COVID-19 in El Paso and the Pecos Valley: churches distribute food and hope

EL PASOEven as COVID-19 cases surge in El Paso, Immanuel Church and other congregations serve communities with food distribution while reopening for socially-distanced worship.

“Our economy was rising for 34 straight months. Skyscrapers were going up. Then this hit. It’s been hard on every city,” Immanuel pastor J.C. Rico told the TEXAN.

“Mother’s Day, protests, we’ll find out in a few weeks if any of that affected any kind of spike,” Rico added, noting that El Paso’s proximity to the Texas border presents further challenges as the virus spreads through South and Central America.

El Paso’s COVID-19 numbers have indeed spiked. The week ending June 27 saw the city add 990 cases—its largest single-week tally yet—El Paso’s ABC7 KVIA.com reported. The city’s uptick is mirrored across Texas, prompting Gov. Greg Abbott to pause reopening: reducing restaurant capacity, shutting bars across the state and cancelling elective surgeries in several counties.

In the best of times, El Paso knows poverty. The pandemic has exacerbated this, but it’s also given local congregations opportunities for ministry.

Immanuel Church’s food distribution expands

Even before the coronavirus, Immanuel Church operated a food pantry. But with needs increasing and COVID-19 demanding additional safety protocols, the church’s food ministry changed and expanded in late March, when Immanuel became a monthly drive-thru food distribution site for the El Pasoans Fighting Hunger food bank.
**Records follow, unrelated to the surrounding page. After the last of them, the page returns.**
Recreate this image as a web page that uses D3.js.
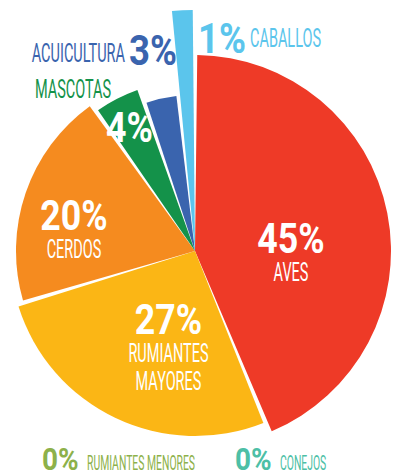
<!DOCTYPE html>
<html>
<head>
<meta charset="utf-8">
<script src="https://cdn.jsdelivr.net/npm/d3@7"></script>
<style>
  body { margin: 0; background: #fff; }
  svg { display: block; }
  text { font-family: Roboto, "DejaVu Sans Condensed", sans-serif; }
</style>
</head>
<body>
<script>
var categories = ["AVES", "RUMIANTES MAYORES", "CERDOS", "MASCOTAS", "ACUICULTURA", "CABALLOS", "RUMIANTES MENORES", "CONEJOS"];
var shares = [45, 27, 20, 4, 3, 1, 0, 0];
var colors = ["#ee3a27", "#fbb615", "#f58b1f", "#14924a", "#3a64ae", "#5bc5ec", "#8db14a", "#4dbfa6"];

var width = 394, height = 474;
var cx = 195, cy = 251;
// the poster draws every slice with its own radius
var outerR = [196, 185, 179, 171, 156, 241];
// where the inside labels sit: fraction of the slice's sweep, and radius
var labelAt = [[0.574, 96], [0.395, 100], [0.38, 123], [0.45, 140]];

var svg = d3.select("body").append("svg")
    .attr("width", width)
    .attr("height", height);

var data = categories.map(function(c, i) {
    return {name: c, value: shares[i], color: colors[i]};
});

var pie = d3.pie()
    .sort(null)
    .value(function(d) { return d.value; })
    .padAngle(0.045);

// 0% categories get no slice (and no padding)
var arcs = pie(data.filter(function(d) { return d.value > 0; }));

var arc = d3.arc()
    .innerRadius(0)
    .outerRadius(function(d) { return outerR[d.index]; })
    .padRadius(100);

var g = svg.append("g")
    .attr("transform", "translate(" + cx + "," + cy + ")");

g.selectAll("path")
    .data(arcs)
    .enter().append("path")
    .attr("d", arc)
    .style("fill", function(d) { return d.data.color; });

function label(parent, str, x, y, size, weight, fill, sx, anchor) {
    return parent.append("text")
        .attr("transform", "translate(" + x + "," + y + ") scale(" + sx + ",1)")
        .attr("text-anchor", anchor || "middle")
        .style("font-size", size + "px")
        .style("font-weight", weight)
        .style("fill", fill)
        .text(str);
}

// labels inside the four big slices
var insideLines = [["AVES"], ["RUMIANTES", "MAYORES"], ["CERDOS"], []];
var lineStep = 28;
for (var i = 0; i < insideLines.length; i++) {
    var a = arcs[i];
    var ang = a.startAngle + labelAt[i][0] * (a.endAngle - a.startAngle);
    var c = d3.pointRadial(ang, labelAt[i][1]);
    var lines = insideLines[i];
    var base = c[1] - (lineStep * lines.length - 30) / 2;
    label(g, a.data.value + "%", c[0], base, 42, "bold", "#fff", 0.85);
    for (var j = 0; j < lines.length; j++) {
        label(g, lines[j], c[0], base + lineStep * (j + 1), 25, "normal", "#fff", 0.58);
    }
}

// labels outside the pie, for the thin slices and the empty ones
var outside = [
    {i: 3, pct: null, lx: 73, ly: 98, anchor: "middle"},
    {i: 4, pct: [177, 65], lx: 125, ly: 62, anchor: "end"},
    {i: 5, pct: [198, 53], lx: 250, ly: 47, anchor: "start"},
    {i: 6, pct: [42, 470], lx: 87, ly: 470, anchor: "start", small: true},
    {i: 7, pct: [235, 470], lx: 280, ly: 470, anchor: "start", small: true}
];
outside.forEach(function(o) {
    var d = data[o.i];
    if (o.pct) {
        label(svg, d.value + "%", o.pct[0], o.pct[1], o.small ? 31 : 43, "bold", d.color,
            o.small ? 0.9 : 0.85, o.anchor === "end" ? "end" : "start");
    }
    label(svg, d.name, o.lx, o.ly, o.small ? 20 : 25, "normal", d.color,
        o.small ? 0.52 : 0.58, o.anchor);
});
</script>
</body>
</html>
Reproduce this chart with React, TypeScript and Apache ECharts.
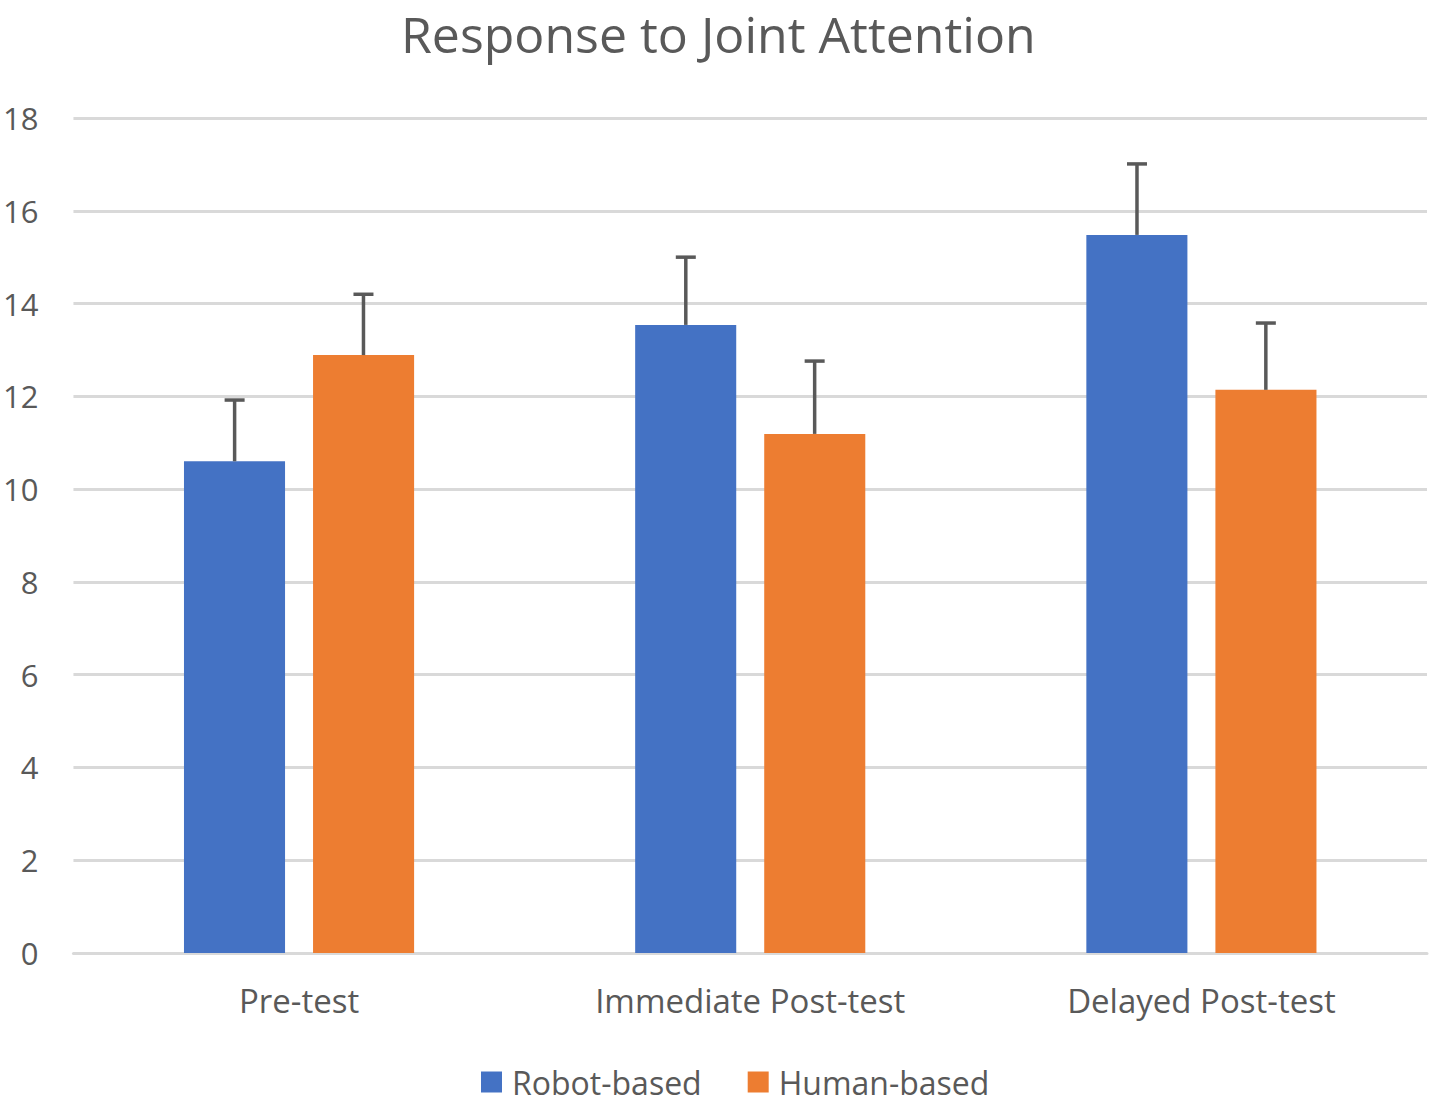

One Thursday a month, Rico and his son drive a Penske truck to the food bank, load groceries and return to church where some 25 volunteers unload and box the items to be given away that afternoon. The process is daylong, from early morning pick-up to late afternoon, when the final boxes are placed in clients’ cars.

When temperatures soar, the process is broken into two days and distribution occurs earlier on Thursday mornings.

The church’s food outreach expanded in late May when Segovia’s Distributing, Inc., a produce distributor in El Paso, received a government contract through the USDA’s Farmers to Families Food Box initiative to provide fresh produce to families through the Families First Coronavirus Response Act.

A Segovia representative contacted Rico to ask if Immanuel would distribute boxes of fruits and vegetables which the company would deliver to the church three times a month. Rico said yes. Sometimes, both food bank and Segovia distributions occur on the same day. 

The produce boxes are generous: filled with potatoes, onions, carrots, celery, and seasonal fruits.

“We open up the parking lot and people drive through,” Rico said, adding that volunteers put copies of the SBTC’s Hope in Crisis disaster relief pamphlet in English and Spanish in the boxes. 

Clients are asked if they need prayer or would like a Bible.  

“We have given out 400 Bibles already,” Rico said, noting that he recently prayed with a lady who had been furloughed from her security job.

“We are giving out bread, but we want them to know there is the Bread of Life,” Rico said.

The pastor estimates that 1,500-1,800 people—some 700 families—receive food from the Immanuel site each week.

Other SBTC churches, including Semilla de Mostaza Centro Familiar Internacional, Iglesia Jezreel and Agua de Vida are also picking up food at Immanuel for distribution, Rico said.

Food distribution grows regionally

In July, First Baptist of Fort Stockton will begin receiving Segovia produce for its region. 

The church has long operated a food pantry in conjunction with the West Texas Food Bank in Odessa, which delivers prepackaged boxes to the church before its monthly distribution.

“COVID has greatly changed what we’ve done,” said Kay Northcut, church secretary. “We moved our distribution to our parking lot. We set up an awning. We don’t turn anybody down, but we do keep track of how many we feeding.”

First Baptist also takes turns with local Presbyterian and Catholic congregations to pick up donated food at Walmart, each church serving one week a month as a distribution site. The West Texas Food Bank also sends a truck to Fort Stockton each month and distributes items directly.

Northcut said First Baptist gives food to 65-70 families per month.

On July 12, Segovia will send a semi-trailer with 800 boxes of produce for the community.

Rico facilitated the contact between First Baptist and Segovia, Northcut said, adding that other churches in the Pecos Valley Baptist Association, including Collision Church in Alpine and Fort Stockton’s Immanuel Baptist, will distribute the produce and that boxes will go to the Rankin Food Pantry.

“We are just grateful to have it,” Northcut said of the Segovia produce.

Ministry continues

For pastors like Rico, the opportunity to feed the hungry is a godsend during a crisis that has paused many traditional ministries.

“It has blessed us. It’s an injection of ministry in action,” Rico said. “There’s so much need out there.”

Rico said he expects the food distribution to continue through the end of August, possibly moving to Saturdays after school starts.

In-person church services resumed June 14 at Immanuel, but online options continue as the coronavirus heralds a new normal.